Welcome to our site!

Electro Tech is an online community (with over 170,000 members) who enjoy talking about and building electronic circuits, projects and gadgets. To participate you need to register. Registration is free. Click here to register now.

  • Welcome to our site! Electro Tech is an online community (with over 170,000 members) who enjoy talking about and building electronic circuits, projects and gadgets. To participate you need to register. Registration is free. Click here to register now.

Uhhh... audioguru... read this

Status
Not open for further replies.
Next we have an FM transmitter that looks to be well-designed. Apart from the complex circuit, there are a number of fundamentally incorrect features that make the circuit unreliable.
The first item we will look at is the "Q" of the tank circuit.
This is a factor known as "Quality" and comes from the fact that an inductor will produce a voltage (of opposite polarity) that can be many times higher than the voltage applied to it.
And that's what a circuit like this FM transmitter does. The voltage produced by the capacitor and parallel inductor on the collector, will produce a voltage many times higher than the 5v on the rail.
These two components are called a TANK CIRCUIT and to get them to produce a high voltage, the energy stored (and released) by the capacitor must be equal to that of the inductor. The two work like tipping water from one jug to another of the same size and back again. If one jug is smaller, we only get the energy from the smaller jug.
In this case the 5-35p air trimmer will be set at about 20p for 90MHz while the energy stored in the 10 turn coil will be twice that needed. The 10 turn coil should be reduced to 5 turns and the capacitor should be increased to 39p - 47p. This will give the circuit a higher "Q."
With a low Q, the energy through C7 (4p7) will be very small.
We don't know how or where the tracks are cut on the "strip-board" but you can see some of the track will connect to the end of the 4p7 that goes to the emitter.
This track acts like a "transmission line" and since it is very wide, it will have a high value of radiation.
This means a certain amount of the energy delivered by the 4p7 will be lost to the surroundings and any handling of the project will cause drifting or it could come to a point where the oscillator fails when handled.
The circuit may be successful as the oscillator transistor is being heavily driven via the 220R in the emitter. This is overcoming the short-falls in the other design-concepts.
High frequency circuits like this need to be designed so the power rails are "tight." This not only means electrical and electronic "tightness" but also physical tightness.
The 1n across the power rails for the oscillator is insufficient to give good tightness (it should be 22n) and the placement of the components on the board is far too spread-out.
This makes the project very susceptible to handling and drifting.
Since the output transistor is a buffer, the 22p on the antenna is not needed and simply reduces the range.
The 10k resistor on the electret mic is too low for our high-sensitivity microphones. It should be 47k for 5v rail.
Overall, I consider the circuit is taking 2 - 3 times more current than it needs.
Our 9v Voyager circuit consumes 7-10mA for 800metre range. This circuit will consumes more than 25mA.
One final point. The air trimmer should be in parallel with a capacitor (39p) so the trimmer is only adjusting a small amount of the total capacitance. This makes it easier to tune across the band and set the frequency.

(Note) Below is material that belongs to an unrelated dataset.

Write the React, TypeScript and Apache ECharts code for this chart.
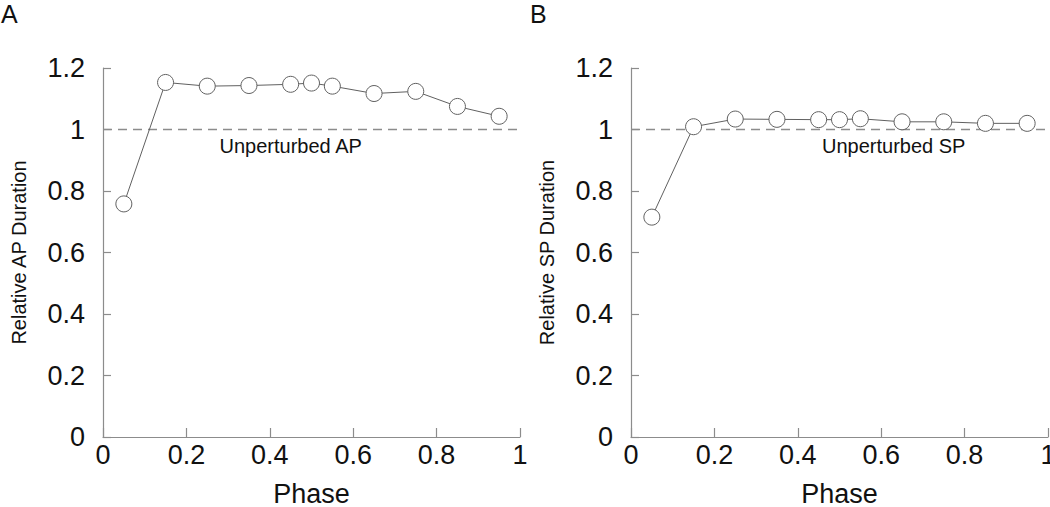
import React, { useEffect, useRef } from "react";
import * as echarts from "echarts";

const phase = [0.05, 0.15, 0.25, 0.35, 0.45, 0.5, 0.55, 0.65, 0.75, 0.85, 0.95];
const apDuration = [0.758, 1.153, 1.141, 1.143, 1.147, 1.151, 1.141, 1.117, 1.124, 1.075, 1.043];
const spDuration = [0.715, 1.009, 1.034, 1.033, 1.032, 1.032, 1.035, 1.025, 1.025, 1.02, 1.02];
const panelLetters = ["A", "B"];
const yTitles = ["Relative AP Duration", "Relative SP Duration"];
const refLabels = ["Unperturbed AP", "Unperturbed SP"];
const refLabelPhase = [0.45, 0.63];
const xTitle = "Phase";

const FONT = "Liberation Sans, Arial, Helvetica, sans-serif";
const AXIS_GREY = "#8c8c8c";
const LINE_GREY = "#606060";

export default function App() {
  const ref = useRef<HTMLDivElement>(null);
  useEffect(() => {
    if (!ref.current) return;
    const chart = echarts.init(ref.current, null, { renderer: "svg" });
    const grids = [
      { left: 103, top: 68, width: 417, height: 369, containLabel: false, outerBoundsMode: "none" },
      { left: 631, top: 68, width: 417, height: 369, containLabel: false, outerBoundsMode: "none" },
    ];
    const xAxes = grids.map((_, i) => ({
      type: "value",
      gridIndex: i,
      min: 0,
      max: 1,
      interval: 0.2,
      name: xTitle,
      nameLocation: "middle",
      nameGap: 43,
      nameTextStyle: { fontFamily: FONT, fontSize: 27, color: "#111" },
      axisLine: { show: true, lineStyle: { color: AXIS_GREY, width: 1.2 } },
      axisTick: { show: true, inside: true, length: 9, lineStyle: { color: AXIS_GREY, width: 1.2 } },
      axisLabel: { fontFamily: FONT, fontSize: 27, color: "#111", margin: 4 },
      splitLine: { show: false },
    }));
    const yAxes = grids.map((_, i) => ({
      type: "value",
      gridIndex: i,
      min: 0,
      max: 1.2,
      interval: 0.2,
      name: yTitles[i],
      nameLocation: "middle",
      nameGap: 74,
      nameTextStyle: { fontFamily: FONT, fontSize: 20, color: "#111" },
      axisLine: { show: true, lineStyle: { color: AXIS_GREY, width: 1.2 } },
      axisTick: { show: true, inside: true, length: 8, lineStyle: { color: AXIS_GREY, width: 1.2 } },
      axisLabel: { fontFamily: FONT, fontSize: 27, color: "#111", margin: 18 },
      splitLine: { show: false },
    }));
    const datasets = [apDuration, spDuration];
    const series = datasets.map((vals, i) => ({
      type: "line",
      xAxisIndex: i,
      yAxisIndex: i,
      data: phase.map((p, j) => [p, vals[j]]),
      symbol: "circle",
      symbolSize: 16,
      showSymbol: true,
      lineStyle: { color: LINE_GREY, width: 1 },
      itemStyle: { color: "#fff", borderColor: LINE_GREY, borderWidth: 1 },
      z: 5,
      markLine: {
        silent: true,
        symbol: "none",
        label: { show: false },
        lineStyle: { color: AXIS_GREY, type: [9, 6], width: 1.3 },
        data: [{ yAxis: 1 }],
        z: 1,
      },
      markPoint: {
        silent: true,
        symbol: "circle",
        symbolSize: 0,
        data: [{ coord: [refLabelPhase[i], 1] }],
        label: {
          show: true,
          position: "bottom",
          distance: 6,
          formatter: refLabels[i],
          fontFamily: FONT,
          fontSize: 20,
          color: "#111",
        },
      },
    }));
    chart.setOption({
      animation: false,
      backgroundColor: "#fff",
      grid: grids,
      xAxis: xAxes,
      yAxis: yAxes,
      series,
      graphic: panelLetters.map((t, i) => ({
        type: "text",
        left: i === 0 ? 1 : 530,
        top: 1,
        style: { text: t, fontFamily: FONT, fontSize: 25, fill: "#111" },
      })),
    });
    return () => chart.dispose();
  }, []);
  return (
    <div
      ref={ref}
      style={{ position: "fixed", left: 0, top: 0, width: 1050, height: 507 }}
    />
  );
}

**broken link removed** i haven't looked at the circuit closely enough to know if he's right or not. he seems to be overly critical of every single circuit that he posts.

IE:Here is a misleading pin-out:

Pin 14 is not a clock line but when it is HIGH, the chip does not respond to the clock pulses on pin 14.
Pin 12 is not ENABLE CARRY but simply a "carry out" pin.

-overly critical, the only mistake is only in the wording, look it up if you are confused. I've attached the data sheet for the 4017. (I'm not implying that you're stupid, I'm just being through.) don't yell at me for posting this, i just thought I'd point it out.
 

Attachments

  • Audioguru-FM-Tx.jpg
    Audioguru-FM-Tx.jpg
    86.9 KB · Views: 128
  • 4017Inputs.gif
    4017Inputs.gif
    3.1 KB · Views: 137
  • 4017.pdf
    317.1 KB · Views: 138
Last edited:
My FM transmitter is the only one I ever designed. It works perfectly. It was another circuit that did not work and I fixed all its problems.
 
IE:Here is a misleading pin-out:
Pin 14 is not a clock line but when it is HIGH, the chip does not respond to the clock pulses on pin 14.
Pin 12 is not ENABLE CARRY but simply a "carry out" pin.
He is wrong about pin 14. It can be used as a clock line if pin 13 is held low. This allows you to have either positive edged clocking or negative edged clocking. Pins 14 & 13 are defined in the datasheet as an clock and a clock enable line, and maybe that is what he means by "misleading".
 
Last edited:
He apparently doesn't like anything that he didn't design himself. I found three serious errors in my first 5 minutes on his "spot the mistake" page. A lot of the "corrections" that he made to other peoples circuits would not "fix" them and in many cases would make them worse.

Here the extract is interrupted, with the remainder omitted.